In the event of the dissolution (winding up) of a company, a CGT event occurs when the company is wound up. While a company remains in administration or liquidation, the CGT event has not yet occurred and you are not able to make a capital loss or gain at that time.

However, in certain circumstances you can choose to realise a capital loss on worthless shares or financial instruments before the dissolution of a company. CGT event G3 occurs if a liquidator or administrator of a company declares in writing that they have reasonable grounds to believe that there is no likelihood that owners will receive any further distribution from the company in the course of its winding up (subsection 104-145(1) of the ITAA 1997).

If this declaration is made, the owners of the relevant asset can choose to make a capital loss at the time of the declaration (subsections 104-145(2) and 104-145(4) of the ITAA 1997).

Therefore you are entitled to claim the capital loss in an income year when either:

In your case, entity A is now in liquidation. However, entity A has not yet been wound up and the liquidator or administrator has not declared that there is no likelihood that you will receive any further distribution. Accordingly you are not entitled to a capital loss in respect of your loan with entity A.

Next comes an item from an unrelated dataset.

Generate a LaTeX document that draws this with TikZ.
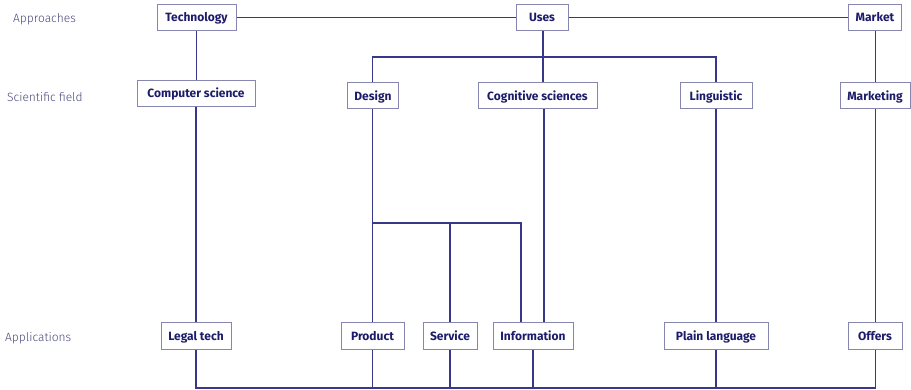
\documentclass[tikz,border=0pt]{standalone}
\usepackage{fontspec}
\setmainfont{Fira Sans}
\IfFontExistsTF{Fira Sans Light}{\newfontfamily\lightfont{Fira Sans Light}}{\newfontfamily\lightfont{Fira Sans}}
\definecolor{navy}{HTML}{1C1C6A}
\definecolor{linec}{HTML}{38388A}
\definecolor{boxc}{HTML}{8686B0}
\definecolor{labc}{HTML}{48487A}
\tikzset{
  box/.style={draw=boxc, line width=1pt, fill=white, text=navy, font=\fontsize{12}{14}\selectfont\bfseries,
    minimum height=26pt, inner sep=0pt, text height=1.0em, text depth=0.1em, anchor=center},
  conn/.style={draw=linec, line width=1.3pt},
  lab/.style={text=labc, font=\fontsize{12}{14}\selectfont\lightfont, anchor=west, inner sep=0pt,
    text height=1.0em, text depth=0.1em}
}
\begin{document}
\begin{tikzpicture}[x=1pt,y=-1pt]
\useasboundingbox (0,0) rectangle (911,390);
% left labels
\node[lab] (l1) at (13,18) {Approaches};
\node[lab] (l2) at (7,97) {Scientific field};
\node[lab] (l3) at (5,337) {Applications};
% top row
\node[box, minimum width=79pt] (tech) at (196.5,17.5) {Technology};
\node[box, minimum width=52pt] (uses) at (542,17.5) {Uses};
\node[box, minimum width=53pt] (market) at (875,17.5) {Market};
% middle row
\node[box, minimum width=118pt] (cs) at (196,93.5) {Computer science};
\node[box, minimum width=51pt] (design) at (373,96) {Design};
\node[box, minimum width=119pt] (cog) at (537.5,96) {Cognitive sciences};
\node[box, minimum width=72pt] (ling) at (716,96) {Linguistic};
\node[box, minimum width=70pt] (mkt) at (875,96) {Marketing};
% bottom row
\node[box, minimum width=70pt] (legal) at (196,336) {Legal tech};
\node[box, minimum width=63pt] (product) at (372.5,336) {Product};
\node[box, minimum width=54pt] (service) at (450,336) {Service};
\node[box, minimum width=80pt] (info) at (533,336) {Information};
\node[box, minimum width=104pt] (plain) at (716,336) {Plain language};
\node[box, minimum width=54pt] (offers) at (875,336) {Offers};
% helper coordinates
\coordinate (hubD) at (372.5,57);
\coordinate (hubL) at (716,57);
\coordinate (split1) at (372.5,223);
\coordinate (split2) at (450,223);
\coordinate (split3) at (521,223);
\coordinate (bL) at (196,388);
\coordinate (bR) at (875.5,388);
% connectors
\draw[conn] (tech.east) -- (uses.west);
\draw[conn] (uses.east) -- (market.west);
\draw[conn] (tech.south) -- (cs.north -| tech.south);
\draw[conn] (uses.south -| 543,0) -- (cog.north -| 543,0);
\draw[conn] (design.north -| hubD) -- (hubD) -- (hubL) -- (ling.north);
\draw[conn] (market.south -| 875.5,0) -- (mkt.north -| 875.5,0);
\draw[conn] (cs.south) -- (legal.north);
\draw[conn] (design.south -| hubD) -- (product.north);
\draw[conn] (split1) -- (split3) -- (info.north -| split3);
\draw[conn] (split2) -- (service.north);
\draw[conn] (cog.south -| 544,0) -- (info.north -| 544,0);
\draw[conn] (ling.south) -- (plain.north);
\draw[conn] (mkt.south -| 875.5,0) -- (offers.north -| 875.5,0);
\draw[conn] (legal.south) -- (bL) -- (bR) -- (offers.south -| bR);
\draw[conn] (product.south) -- (product.south |- bL);
\draw[conn] (service.south) -- (service.south |- bL);
\draw[conn] (info.south) -- (info.south |- bL);
\draw[conn] (plain.south) -- (plain.south |- bL);
\end{tikzpicture}
\end{document}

No other CGT event is relevant in your circumstances. It follows that a CGT event in relation to your loan has not occurred. Therefore you are not entitled to a capital loss.

Cost base of a capital asset

However, when a CGT event occurs in the future in relation to your loan, you need to calculate the cost base and capital proceeds to determine your capital gain or loss.

The cost base of a CGT asset includes the capital expenditure you incurred to establish, preserve or defend your title to the asset, or a right over the asset (subsection 110-25(6) of the ITAA 1997). Therefore the legal costs and search fees in relation to your loan agreement and debt owed to you will form part of the cost base.